Under its business plan, the bank will reduce the number of its traditional branches from 1,153 nationwide to 400, and also cut the number of workers from 27,000 to 15,000 by that year, the bank’s president and chief executive officer Arthid Nanthawithaya said in a press conference outlining SCB’s Vision 2020 plan yesterday.
He said that while bank is reducing the number of traditional branches, it will open a new branch model that provides for a business centre and investment centre, seeking to strengthen its relationships with customers, especially personal and small and medium-sized enterprises (SMEs) account holders nationwide.
Arthid said the bank had no plans to lay off excess staff in the branches and in other departments. Instead, the bank would retrain them to serve the needs of the bank’s new business model and match with the bank’s new business model. The bank also would recruit new staff to support this model, he said.
“We no plan to lay off our staff, but usually the number of resignations from the bank averages 3,000 a year,” he said. “This means we do not have any programme to lay off staff. With this pattern of natural attrition, we will be able to reduce our staff numbers to match our target of 15,000 in 2020,” he said.
The bank’s revised business model focuses on attracting new customers in the areas of personal loans, credit cards, and SMEs, rather than expanding into areas where there is high competition, such as housing loans, Arthid said.

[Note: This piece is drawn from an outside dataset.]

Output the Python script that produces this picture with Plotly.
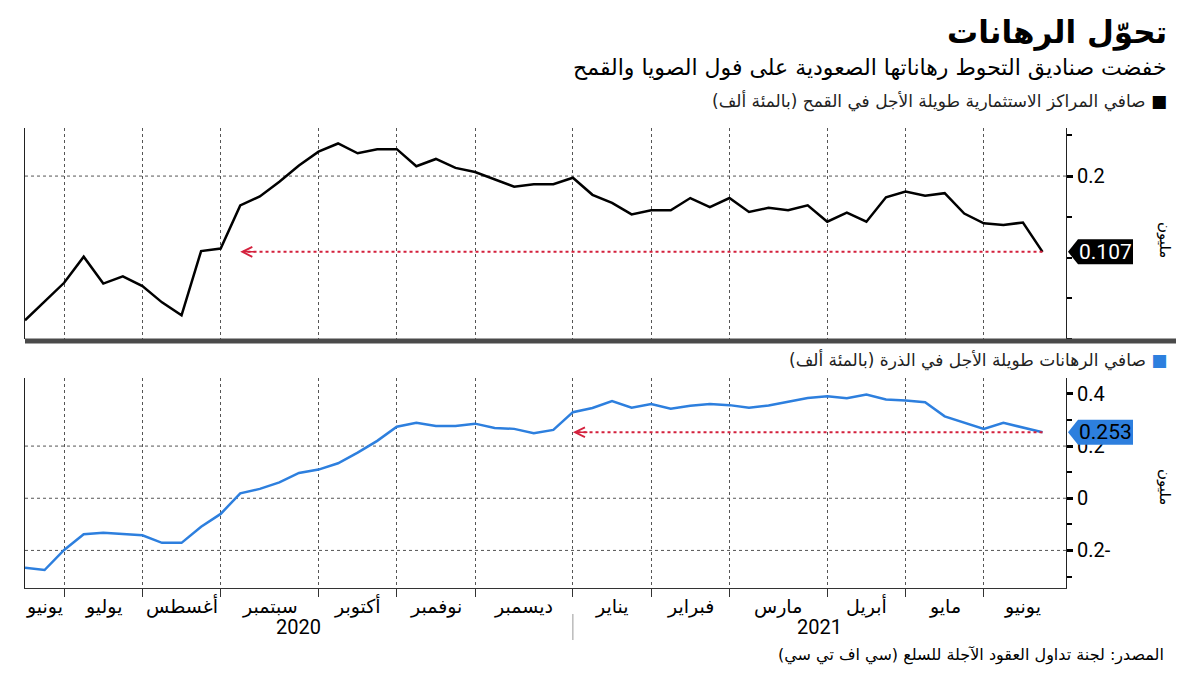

“That does not means that we won’t provide mortgage loans or corporate and infrastructure loans, as we will continue to provide loans for such customers, but we will focus on high-margin business,” he said. “If a market faces high competition in term of price, we will not compete in that area. But we will focus on the new areas that provide high margins for us.”
The bank will collaborate with its customers and may enter joint ventures with its business partners to match with customers’ lifestyles and drive business growth for the long term. Such areas include health and wellness, lifestyles, living, technology and digital services, e-commerce, food and restaurants, energy, supply chain logistics, wealth and insurance, travel, university, and retail, he said.
New business model
With the new business model, Arthid accepted that the company’s total revenue may drop but its net profit margin will be maintained and move higher than the current level, he added.

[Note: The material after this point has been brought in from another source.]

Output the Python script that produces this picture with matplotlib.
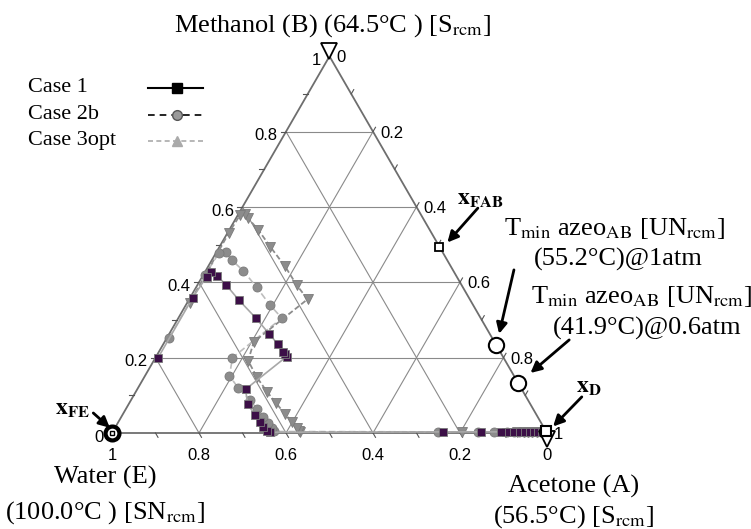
import numpy as np
import matplotlib.pyplot as plt
from matplotlib.transforms import offset_copy

plt.rcParams['mathtext.fontset'] = 'stix'
serif = ['Liberation Serif', 'DejaVu Serif']
sans = ['Liberation Sans', 'DejaVu Sans']

# Column profiles as (acetone A, methanol B) mole fractions, water E = 1 - A - B
case1_a = [0.995, 0.987, 0.978, 0.969, 0.960, 0.950, 0.940, 0.929, 0.918, 0.905, 0.893, 0.847, 0.760,
           0.363, 0.353, 0.339, 0.325, 0.305, 0.274, 0.249,
           0.300, 0.293, 0.286, 0.263, 0.230, 0.177, 0.115, 0.066, 0.032, 0.014, 0.010, 0.006, 0.006]
case1_b = [0.003, 0.003, 0.003, 0.003, 0.003, 0.003, 0.003, 0.003, 0.003, 0.003, 0.003, 0.003, 0.003,
           0.002, 0.005, 0.017, 0.030, 0.048, 0.076, 0.116,
           0.203, 0.209, 0.216, 0.236, 0.263, 0.306, 0.353, 0.393, 0.418, 0.428, 0.415, 0.359, 0.198]

case2_a = [0.995, 0.985, 0.975, 0.965, 0.955, 0.945, 0.935, 0.922, 0.907, 0.876, 0.840, 0.748,
           0.371, 0.360, 0.346, 0.326, 0.301, 0.273, 0.231, 0.194, 0.177,
           0.238, 0.193, 0.139, 0.086, 0.046, 0.021, 0.007, 0.004, 0.005]
case2_b = [0.003, 0.003, 0.003, 0.003, 0.003, 0.003, 0.003, 0.003, 0.003, 0.003, 0.003, 0.003,
           0.004, 0.014, 0.027, 0.043, 0.064, 0.088, 0.119, 0.152, 0.200,
           0.305, 0.340, 0.387, 0.431, 0.459, 0.481, 0.479, 0.419, 0.253]

case3_a = [0.995, 0.985, 0.975, 0.965, 0.955, 0.945, 0.930, 0.804,
           0.432, 0.427, 0.418, 0.398, 0.373, 0.338, 0.301, 0.259, 0.217, 0.205,
           0.272, 0.228, 0.177, 0.116, 0.067, 0.028, 0.015, 0.005, 0.003, 0.006]
case3_b = [0.003, 0.003, 0.003, 0.003, 0.003, 0.003, 0.003, 0.003,
           0.002, 0.004, 0.013, 0.030, 0.050, 0.079, 0.110, 0.148, 0.192, 0.242,
           0.355, 0.393, 0.442, 0.495, 0.539, 0.570, 0.581, 0.579, 0.530, 0.346]

# Special compositions (A, B)
x_fe = (0.0, 0.0)
x_fab = (0.505, 0.495)
azeo_1atm = (0.766, 0.234)
azeo_06atm = (0.866, 0.134)
x_d = (0.995, 0.005)

tick_vals = np.round(np.arange(0, 1.01, 0.2), 1)


def tern(a, b):
    a = np.asarray(a, dtype=float)
    b = np.asarray(b, dtype=float)
    return a + b / 2, b * np.sqrt(3) / 2


fig = plt.figure(figsize=(7.51, 5.29), dpi=100)
ax = fig.add_axes([0, 0, 1, 1])
ax.set_xlim(-112 / 435, 639 / 435)
ax.set_ylim(-96 / 435, 433 / 435)
ax.axis('off')

# grid lines
grid_kw = dict(color='#8a8a8a', lw=0.8, zorder=1)
for v in tick_vals[1:-1]:
    ax.plot(*tern([0, 1 - v], [v, v]), **grid_kw)
    ax.plot(*tern([v, v], [0, 1 - v]), **grid_kw)
    ax.plot(*tern([1 - v, 0], [0, 1 - v]), **grid_kw)

# triangle frame
ax.plot(*tern([0, 1, 0, 0], [0, 0, 1, 0]), color='#6e6e6e', lw=1.3, zorder=2)

# tick marks
L = 5 / 435
for v in np.round(np.arange(0.1, 1.0, 0.1), 1):
    x, y = tern(0, v)
    ax.plot([x, x - L], [y, y], color='#555555', lw=0.8)
    x, y = tern(v, 0)
    ax.plot([x, x + 0.5 * L], [y, y - 0.866 * L], color='#555555', lw=0.8)
    x, y = tern(v, 1 - v)
    ax.plot([x, x + 0.5 * L], [y, y + 0.866 * L], color='#555555', lw=0.8)

# tick labels
for v in tick_vals:
    lab = f'{v:g}'
    ax.annotate(f'{1 - v:g}', tern(v, 0), xytext=(0, -16), textcoords='offset points',
                ha='center', va='center', fontsize=12, family=sans)
    ax.annotate(lab, tern(0, v), xytext=(-6, -3), textcoords='offset points',
                ha='right', va='center', fontsize=12, family=sans)
    ax.annotate(lab, tern(v, 1 - v), xytext=(5, -1), textcoords='offset points',
                ha='left', va='center', fontsize=12, family=sans)

# column profiles
ax.plot(*tern(case1_a, case1_b), color='#a8a8a8', lw=1.2, ls='-', marker='s', ms=6,
        mfc='#3c0f47', mec='#7a7a7a', mew=0.6, zorder=4)
ax.plot(*tern(case2_a, case2_b), color='#bdbdbd', lw=1.2, ls=(0, (4, 2)), marker='o', ms=6.5,
        mfc='#8c8c8c', mec='#7a7a7a', mew=0.6, zorder=3)
ax.plot(*tern(case3_a, case3_b), color='#8c8c8c', lw=1.3, ls=(0, (3, 1.5)), marker='v', ms=6.5,
        mfc='#8c8c8c', mec='#7a7a7a', mew=0.6, zorder=3)

# singular points
up = offset_copy(ax.transData, fig=fig, x=0, y=4, units='points')
down = offset_copy(ax.transData, fig=fig, x=0, y=-4, units='points')
ax.plot(*tern(0, 1), marker='v', ms=11, mfc='white', mec='black', mew=1.3, transform=up, zorder=6)
ax.plot(*tern(1, 0), marker='v', ms=11, mfc='white', mec='black', mew=1.3, transform=down, zorder=6)
ax.plot(*tern(*x_fe), marker='o', ms=10, mfc='white', mec='black', mew=3, zorder=7)
ax.plot(*tern(*x_fe), marker='s', ms=3.5, mfc='white', mec='black', mew=1, zorder=8)
ax.plot(*tern(*x_fab), marker='s', ms=6, mfc='white', mec='black', mew=1.3, zorder=7)
ax.plot(*tern(*azeo_1atm), marker='o', ms=11, mfc='white', mec='black', mew=1.5, zorder=7)
ax.plot(*tern(*azeo_06atm), marker='o', ms=11, mfc='white', mec='black', mew=1.5, zorder=7)
ax.plot(*tern(*x_d), marker='s', ms=7, mfc='white', mec='black', mew=1.5, zorder=7)

# annotations
arrow = dict(arrowstyle='-|>', color='black', lw=2, mutation_scale=16, shrinkA=0, shrinkB=0)
ax.annotate('', xy=(-0.005, 0.012), xytext=(-0.043, 0.046), arrowprops=arrow)
ax.text(-0.092, 0.057, r'$\mathbf{x_{FE}}$', fontsize=17, ha='center', va='center')
ax.annotate('', xy=(0.771, 0.438), xytext=(0.841, 0.517), arrowprops=arrow)
ax.text(0.847, 0.540, r'$\mathbf{x_{FAB}}$', fontsize=17, ha='center', va='center')
ax.annotate('', xy=(0.890, 0.228), xytext=(0.924, 0.375), arrowprops=arrow)
ax.annotate('', xy=(0.962, 0.138), xytext=(1.051, 0.214), arrowprops=arrow)
ax.annotate('', xy=(1.014, 0.015), xytext=(1.080, 0.083), arrowprops=arrow)
ax.text(1.096, 0.108, r'$\mathbf{x_{D}}$', fontsize=17, ha='center', va='center')

fs = 19
azeo_lab = r'T$_{\mathrm{min}}$ azeo$_{\mathrm{AB}}$ [UN$_{\mathrm{rcm}}$]'
ax.text(1.156, 0.471, azeo_lab, fontsize=fs, family=serif, ha='center', va='center')
ax.text(1.163, 0.398, '(55.2°C)@1atm', fontsize=fs, family=serif, ha='center', va='center')
ax.text(1.218, 0.313, azeo_lab, fontsize=fs, family=serif, ha='center', va='center')
ax.text(1.230, 0.241, '(41.9°C)@0.6atm', fontsize=fs, family=serif, ha='center', va='center')

# vertex labels
ax.text(0.506, 0.936, 'Methanol (B) (64.5°C ) [S$_{\\mathrm{rcm}}$]', fontsize=fs,
        family=serif, ha='center', va='center')
ax.text(-0.016, -0.103, 'Water (E)', fontsize=fs, family=serif, ha='center', va='center')
ax.text(-0.016, -0.184, '(100.0°C ) [SN$_{\\mathrm{rcm}}$]', fontsize=fs, family=serif,
        ha='center', va='center')
ax.text(1.060, -0.124, 'Acetone (A)', fontsize=fs, family=serif, ha='center', va='center')
ax.text(1.062, -0.193, '(56.5°C) [S$_{\\mathrm{rcm}}$]', fontsize=fs, family=serif,
        ha='center', va='center')

# legend (text first, line sample after)
legend_rows = [('Case 1', dict(color='black', ls='-', lw=1.5, marker='s', ms=7, mfc='black', mec='black')),
               ('Case 2b', dict(color='black', ls=(0, (4, 3)), lw=1.2, marker='o', ms=7, mfc='#999999', mec='#555555')),
               ('Case 3opt', dict(color='#aaaaaa', ls=(0, (3, 2)), lw=1.2, marker='^', ms=7, mfc='#aaaaaa', mec='#aaaaaa'))]
for i, (name, kw) in enumerate(legend_rows):
    yf = 1 - (88 + 26.5 * i) / 529
    ax.text(0.037, yf, name, transform=ax.transAxes, fontsize=16, family=serif, va='center')
    ax.plot([0.197, 0.270], [yf, yf], transform=ax.transAxes,
            **{k: v for k, v in kw.items() if k in ('ls', 'lw', 'color')})
    ax.plot([0.2357], [yf], transform=ax.transAxes, ls='none',
            **{k: v for k, v in kw.items() if k not in ('ls', 'lw', 'color')})

fig.savefig('out.png', dpi=100)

At the end of 2017, Siam Commercial Bank announced total income of Bt136.2 billion, up 2.2 per cent from 2016, and net profit of Bt43.2 billion, down 9.4 per cent.
Meanwhile, the bank reported to the Stock Exchange of Thailand that its financial targets for 2018 were for a net interest margin of between 3.1 per cent and 3.3 per cent, non-interest income growth of up to 5 per cent, a cost to income ratio of 42-45 per cent, loan growth of between 6 and 8 per cent, non-performing loans at lower than 3 per cent of the total, and a coverage ratio of more than 130 per cent.